Ramillete espiritual:
El 5 de enero
Lo esencial de la santidad es el seguimiento de Cristo, la imitación de Cristo. Pero el estilo y la manera de entenderlo depende mucho de épocas, de lugares y sobretodo de vocaciones. San Simeón Estilita es más digno de admiración que de imitación, sólo explicable por circunstancias de su ambiente. Gastó todo su ingenio en discurrir cada día una nueva modalidad ascética, siempre progresiva, para ofrecerse a Cristo en oblación constante. Santo extraño. Y aun así, también él nos transmite su mensaje. Muy pocos cumplieron tan perfectamente en su carne «lo que falta a la pasión de Cristo», en frase de San Pablo. Cada uno de los santos nos refleja un rayo del infinito arco iris de la santidad de Dios.
San Simeón es el fundador del movimiento de los estilitas, hombres que vivían en lo alto de una columna, en oración ininterrumpida. Teodoreto, Padre de la Iglesia y discípulo del Santo, nos ha contado su portentosa vida. Fue un milagro de penitencia, de oración, de martirio voluntario.
Era un pastorcito de Sisán, entre Siria y Cilicia. Una vez entró en una Iglesia en el momento en que leían las Bienaventuranzas. Aquellas palabras le impresionaron vivamente. Un anciano monje se las interpretó.
Tenía trece años cuando un día, en la iglesia, escuchó estas palabras: ¡Bienaventurados los que lloran! Bienaventurados los que tienen un corazón puro! Iluminado por la gracia, encendido por el deseo de perfección, reza, se duerme y sueña: «Me parecía que estaba cavando los cimientos de un edificio; cuando pensé que la fosa era suficientemente profunda, me detuve: "¡Cava otra vez!" Cuatro veces volví al trabajo y me detuve, y cuatro veces oí lo mismo: "¡Cava otra vez!" Finalmente la voz me dijo: "¡Ya basta! Ahora puedes construir un edificio tan alto como quieras".rlaquo; Este sueño significaba ciertamente la humildad, la base de todas las virtudes y segura medida de perfección; pero también aludía al tipo de vida que el piadoso joven debía llevar.

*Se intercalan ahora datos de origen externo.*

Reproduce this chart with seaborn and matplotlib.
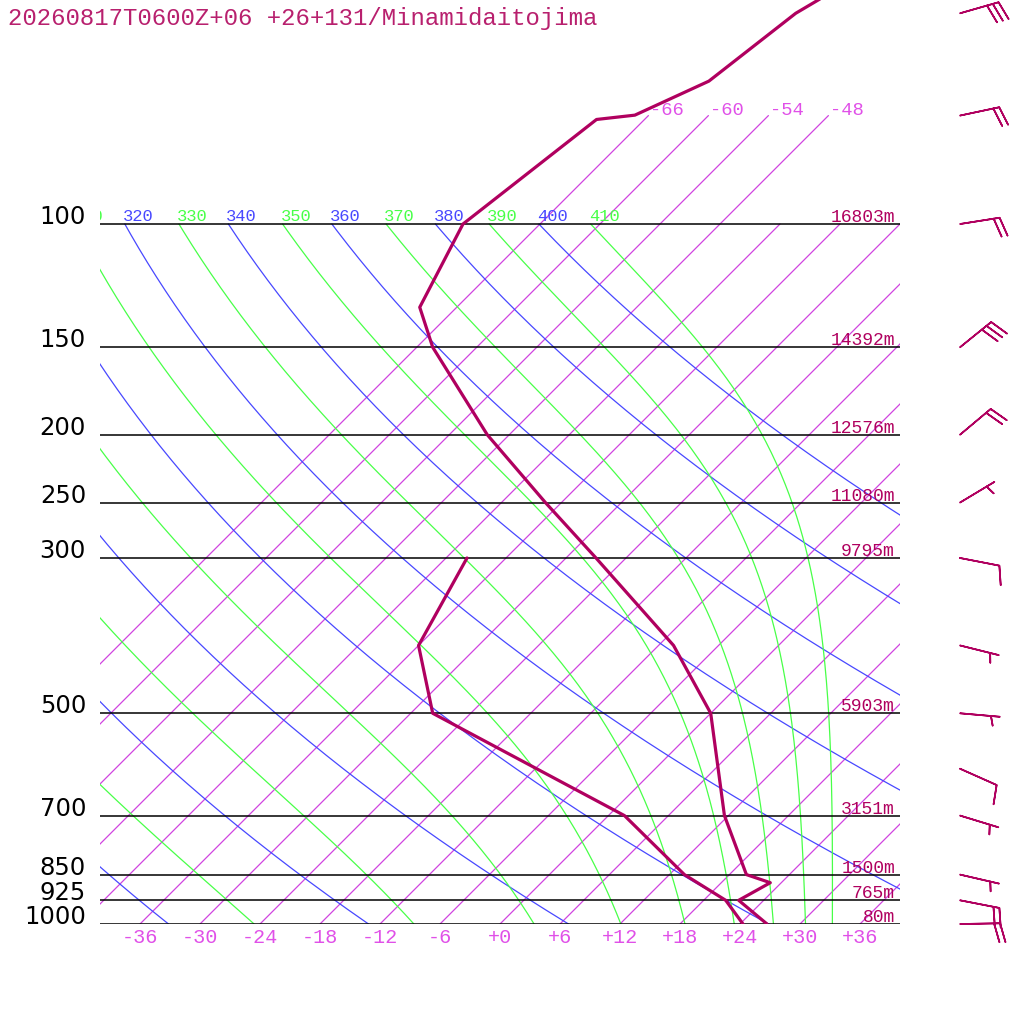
import numpy as np
import pandas as pd
import matplotlib
matplotlib.use("Agg")
import matplotlib.pyplot as plt
import seaborn as sns

# sounding (hPa, degC)
temp_p = [40, 50, 62.5, 69.9, 70.9, 100, 131.5, 150, 200, 250, 300, 400, 500, 700, 850, 873, 925, 1000]
temp_t = [-56.8, -61.5, -63.4, -67.4, -70.8, -73.7, -69.7, -64.4, -50.2, -37.6, -27.0, -10.5, 0.0,
          11.6, 19.7, 22.9, 21.5, 26.7]
dew_p = [300, 400, 500, 700, 850, 925, 1000]
dew_t = [-39.9, -36.0, -27.8, 1.6, 13.5, 20.2, 24.3]

# standard levels and heights
levels = [100, 150, 200, 250, 300, 500, 700, 850, 925, 1000]
heights = ["16803m", "14392m", "12576m", "11080m", "9795m", "5903m", "3151m", "1500m", "765m", "80m"]

# winds (direction from, knots)
wind_p = [50, 70, 100, 150, 200, 250, 300, 400, 500, 600, 700, 850, 925, 1000]
wind_dir = [74, 78, 81, 51, 50, 59, 101, 104, 95, 114, 107, 103, 101, 89]
wind_spd = [30, 20, 20, 30, 20, 5, 10, 5, 5, 10, 5, 5, 20, 20]

isotherms = list(range(-66, 37, 6))
iso_long = [-66, -60, -54, -48]
temp_ticks = list(range(-36, 37, 6))
dry_thetas = list(range(240, 401, 20))
moist_thetas = list(range(250, 411, 20))

title = "20260817T0600Z+06 +26+131/Minamidaitojima"

SKEW = 30.4
P_TOP = 1000 * np.exp(-924 / 304.0)

PROFILE = "#b0005f"
PURPLE = "#d044e0"
BLUE = "#4848ff"
GREEN = "#48ff48"


def skew(t, p):
    return np.asarray(t, float) + SKEW * np.log(1000.0 / np.asarray(p, float))


def theta_e_sat(tk, p):
    tc = tk - 273.15
    es = 6.112 * np.exp(17.67 * tc / (tc + 243.5))
    r = 0.622 * es / (p - es)
    return tk * (1000 / p) ** (0.2854 * (1 - 0.28 * r)) * np.exp((3.376 / tk - 0.00254) * r * 1000 * (1 + 0.81 * r))


def moist_t(the, p):
    lnr = np.log(0.3 * p / 6.112)
    lo = np.full_like(p, 150.0)
    hi = 273.15 + 243.5 * lnr / (17.67 - lnr)
    for _ in range(60):
        mid = 0.5 * (lo + hi)
        big = theta_e_sat(mid, p) > the
        hi = np.where(big, mid, hi)
        lo = np.where(big, lo, mid)
    return 0.5 * (lo + hi) - 273.15


sns.set_style("white")
plt.rcParams["font.family"] = ["Liberation Mono", "DejaVu Sans Mono"]

fig = plt.figure(figsize=(10.24, 10.24), dpi=100)
ax = fig.add_axes([100 / 1024, 100 / 1024, 800 / 1024, 924 / 1024])
ax.set_yscale("log")

pp = np.geomspace(1000, 100, 200)

rows = []
for t in isotherms:
    top = 70 if t in iso_long else 100
    for p in [1000, top]:
        rows.append({"level": t, "x": skew(t, p), "p": p})
iso_df = pd.DataFrame(rows)
sns.lineplot(data=iso_df, x="x", y="p", units="level", estimator=None, sort=False,
             color=PURPLE, lw=0.9, ax=ax)

dry_df = pd.concat([pd.DataFrame({"level": th, "p": pp,
                                  "x": skew(th * (pp / 1000) ** 0.286 - 273.15, pp)})
                    for th in dry_thetas])
sns.lineplot(data=dry_df, x="x", y="p", units="level", estimator=None, sort=False,
             color=BLUE, lw=0.9, ax=ax)

moist_df = pd.concat([pd.DataFrame({"level": th, "p": pp, "x": skew(moist_t(th, pp), pp)})
                      for th in moist_thetas])
sns.lineplot(data=moist_df, x="x", y="p", units="level", estimator=None, sort=False,
             color=GREEN, lw=0.9, ax=ax)

ax.hlines(levels, -40, 40, color="black", lw=1.1, zorder=3)

prof = pd.DataFrame({"x": skew(temp_t, temp_p), "p": temp_p})
dew = pd.DataFrame({"x": skew(dew_t, dew_p), "p": dew_p})
sns.lineplot(data=prof, x="x", y="p", sort=False, estimator=None, color=PROFILE, lw=2.3, ax=ax, zorder=5)
sns.lineplot(data=dew, x="x", y="p", sort=False, estimator=None, color=PROFILE, lw=2.3, ax=ax, zorder=5)

# adiabat labels along 100 hPa (only those reaching into the frame)
lab_p = 100 * np.exp(-3 / 304)
labels = [(th, skew(th * 0.1 ** 0.286 - 273.15, 100), BLUE) for th in dry_thetas]
labels += [(th, skew(moist_t(th, np.array([100.0]))[0], 100), GREEN) for th in moist_thetas]
for th, x0, col in labels:
    if x0 - 0.2 < -43.5:
        continue
    ax.text(x0 - 0.2, lab_p, str(th), color=col, fontsize=12.3, ha="left", va="baseline", clip_on=True)

# isotherm labels
for t in iso_long:
    ax.text(skew(t, 70) + 0.2, 70 * np.exp(-1 / 304), f"{t:+d}", color="#e050e8", fontsize=13.5,
            ha="left", va="baseline")
for t in temp_ticks:
    ax.text(t, 1000 * np.exp(19 / 304), f"{t:+d}", color="#e050e8", fontsize=14.5,
            ha="center", va="baseline", clip_on=False)

# heights and pressures
for p, h in zip(levels, heights):
    ax.text(39.5, p * np.exp(-2 / 304), h, color=PROFILE, fontsize=13, ha="right", va="baseline")
    ax.text(-41.4, p, str(p), color="black", fontsize=17.5, ha="right", va="baseline",
            family=["DejaVu Sans"], clip_on=False)

# wind barbs
rad = np.deg2rad(wind_dir)
u = -np.array(wind_spd) * np.sin(rad)
v = -np.array(wind_spd) * np.cos(rad)
ax.barbs(np.full(len(wind_p), 46.0), wind_p, u, v, length=7.6, color=PROFILE, linewidth=1.2,
         sizes=dict(spacing=0.15, height=0.47, width=0.25), clip_on=False, zorder=6)

ax.set_xlim(-40, 40)
ax.set_ylim(1000, P_TOP)
ax.set_axis_off()

fig.text(8 / 1024, 1 - 25 / 1024, title, color="#b8206e", fontsize=17.3, ha="left", va="baseline")

fig.savefig("out.png", dpi=100, facecolor="white")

Luego, instigado por una luz interior, se retiró a un monasterio, donde asombró por su austeridad a los mismos héroes del desierto. Se pasaba semanas sin probar bocado, dormía sobre piedras, y se había incrustado en la cintura un cilicio de mirto salvaje.

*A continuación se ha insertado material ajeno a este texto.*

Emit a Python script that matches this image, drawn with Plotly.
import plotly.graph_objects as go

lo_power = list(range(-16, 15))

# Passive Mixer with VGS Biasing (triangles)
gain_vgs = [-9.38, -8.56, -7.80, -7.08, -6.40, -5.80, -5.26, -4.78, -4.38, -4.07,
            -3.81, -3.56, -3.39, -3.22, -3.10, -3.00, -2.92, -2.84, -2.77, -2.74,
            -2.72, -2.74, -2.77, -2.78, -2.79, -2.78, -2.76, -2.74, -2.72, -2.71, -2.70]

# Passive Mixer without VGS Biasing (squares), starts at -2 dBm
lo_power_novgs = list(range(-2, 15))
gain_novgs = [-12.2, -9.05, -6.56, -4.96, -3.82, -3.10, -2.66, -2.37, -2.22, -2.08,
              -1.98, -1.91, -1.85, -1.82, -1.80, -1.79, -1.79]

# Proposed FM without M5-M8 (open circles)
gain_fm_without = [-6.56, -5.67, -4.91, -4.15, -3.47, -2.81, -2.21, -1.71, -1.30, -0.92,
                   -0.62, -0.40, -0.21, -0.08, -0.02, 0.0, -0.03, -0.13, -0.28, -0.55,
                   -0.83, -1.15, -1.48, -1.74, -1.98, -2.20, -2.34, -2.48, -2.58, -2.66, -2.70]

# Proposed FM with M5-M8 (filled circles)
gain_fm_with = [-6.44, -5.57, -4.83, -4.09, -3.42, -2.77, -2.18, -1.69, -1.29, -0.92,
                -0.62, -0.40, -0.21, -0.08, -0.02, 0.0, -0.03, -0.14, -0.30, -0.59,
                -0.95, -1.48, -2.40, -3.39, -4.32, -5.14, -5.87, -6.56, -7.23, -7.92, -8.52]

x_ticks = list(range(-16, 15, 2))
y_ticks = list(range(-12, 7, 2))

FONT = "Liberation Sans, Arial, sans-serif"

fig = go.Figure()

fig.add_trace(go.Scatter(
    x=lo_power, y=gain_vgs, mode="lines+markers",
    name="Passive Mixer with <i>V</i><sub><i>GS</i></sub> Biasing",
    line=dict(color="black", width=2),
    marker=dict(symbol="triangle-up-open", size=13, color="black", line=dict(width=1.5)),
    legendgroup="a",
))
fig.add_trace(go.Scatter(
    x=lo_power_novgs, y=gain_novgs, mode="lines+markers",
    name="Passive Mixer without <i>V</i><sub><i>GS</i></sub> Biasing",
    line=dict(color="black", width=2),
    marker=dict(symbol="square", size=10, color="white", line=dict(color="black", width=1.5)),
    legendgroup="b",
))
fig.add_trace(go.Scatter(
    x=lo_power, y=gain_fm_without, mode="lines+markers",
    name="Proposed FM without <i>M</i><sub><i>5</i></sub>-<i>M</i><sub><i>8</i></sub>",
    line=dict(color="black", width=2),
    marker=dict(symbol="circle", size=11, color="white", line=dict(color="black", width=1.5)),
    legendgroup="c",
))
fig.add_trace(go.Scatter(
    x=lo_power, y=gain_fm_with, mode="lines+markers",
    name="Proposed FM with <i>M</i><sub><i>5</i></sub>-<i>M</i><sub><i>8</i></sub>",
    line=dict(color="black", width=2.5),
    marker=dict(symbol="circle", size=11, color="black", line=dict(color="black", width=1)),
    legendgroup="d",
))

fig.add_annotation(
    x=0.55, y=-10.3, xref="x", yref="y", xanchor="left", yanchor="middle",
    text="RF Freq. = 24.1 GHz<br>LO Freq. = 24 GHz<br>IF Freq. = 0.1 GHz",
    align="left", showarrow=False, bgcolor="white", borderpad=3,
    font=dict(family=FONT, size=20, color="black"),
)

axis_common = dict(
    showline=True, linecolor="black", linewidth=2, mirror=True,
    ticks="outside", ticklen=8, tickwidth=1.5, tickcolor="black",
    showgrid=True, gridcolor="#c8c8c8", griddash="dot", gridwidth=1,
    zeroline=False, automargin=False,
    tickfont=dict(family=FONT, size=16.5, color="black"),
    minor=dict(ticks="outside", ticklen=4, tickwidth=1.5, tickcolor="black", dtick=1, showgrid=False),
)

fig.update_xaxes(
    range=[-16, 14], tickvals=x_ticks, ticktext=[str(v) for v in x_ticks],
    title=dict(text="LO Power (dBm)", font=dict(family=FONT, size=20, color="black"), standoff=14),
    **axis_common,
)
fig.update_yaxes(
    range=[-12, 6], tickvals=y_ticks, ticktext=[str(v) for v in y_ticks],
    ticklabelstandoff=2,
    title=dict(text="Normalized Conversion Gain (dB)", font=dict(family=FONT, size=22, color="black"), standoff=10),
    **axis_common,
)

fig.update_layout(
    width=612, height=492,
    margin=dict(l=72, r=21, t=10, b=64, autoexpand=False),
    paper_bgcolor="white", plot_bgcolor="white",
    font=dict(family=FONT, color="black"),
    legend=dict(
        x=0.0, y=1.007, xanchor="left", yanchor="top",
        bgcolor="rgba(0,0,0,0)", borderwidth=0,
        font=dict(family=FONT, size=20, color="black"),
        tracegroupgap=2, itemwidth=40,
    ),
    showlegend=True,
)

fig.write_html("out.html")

Más tarde se marchó por parajes solitarios, buscando nuevas austeridades. Pasó un año en una cisterna seca. Luego se empareda en una cueva. La fama de sus heroicidades trasciende lejos. Acuden multitudes a contemplar aquel milagro de penitencia. Deseando esconderse a los ojos del mundo, huyó de nuevo a la cima de un monte, para dedicarse sin estorbos a la oración. Pero pronto lo descubrieron y de todas partes acudían para ver y hablar al hombre de Dios, prodigio de penitencia y oración.
Entonces ideó un nuevo tipo de vida ascética: vivir sobre una columna -stylos, estilita, en griego- suspendido entre el cielo y la tierra, expuesto a los soles, los fríos y los vientos, como una estatua viviente, sólo para Dios. Se levantó primero una columna de piedras, de tres metros, más tarde de seis metros, y por fin de dieciocho, para que desde allí nadie le interrumpiera en su oración. Así ya no le podrían hablar.
Las gentes seguían acudiendo, incluso desde España y de Francia, para contemplar aquel hombre admirable, que permanecía imperturbable ante las inclemencias del tiempo, siempre en lo alto de la columna. Allí estaba el hombre de Dios, rezando al Señor día y noche, casi siempre puesto en pie. Unas veces con los brazos en cruz, otras veces los dejaba caer sobre los costados, como un gran cirio sobre el zócalo de la columna. Era «la luz puesta sobre el monte», elevándose hacia el cielo como una cruz. Así vivió treinta años sobre la columna, como antorcha que orientaba los ojos de todos hacia Dios.
Así se iba consumiendo Simeón, como lámpara votiva en la presencia del Señor. Allí se estaba, en pura alabanza divina. Y al ver llegar a las multitudes, ofrecía por todos su oración. Aquel mudo predicador les llegaba como nadie al corazón, lloraban sus pecados y se convertían. Simeón, despegado totalmente de la tierra, se consumió como un cirio ante su Dios.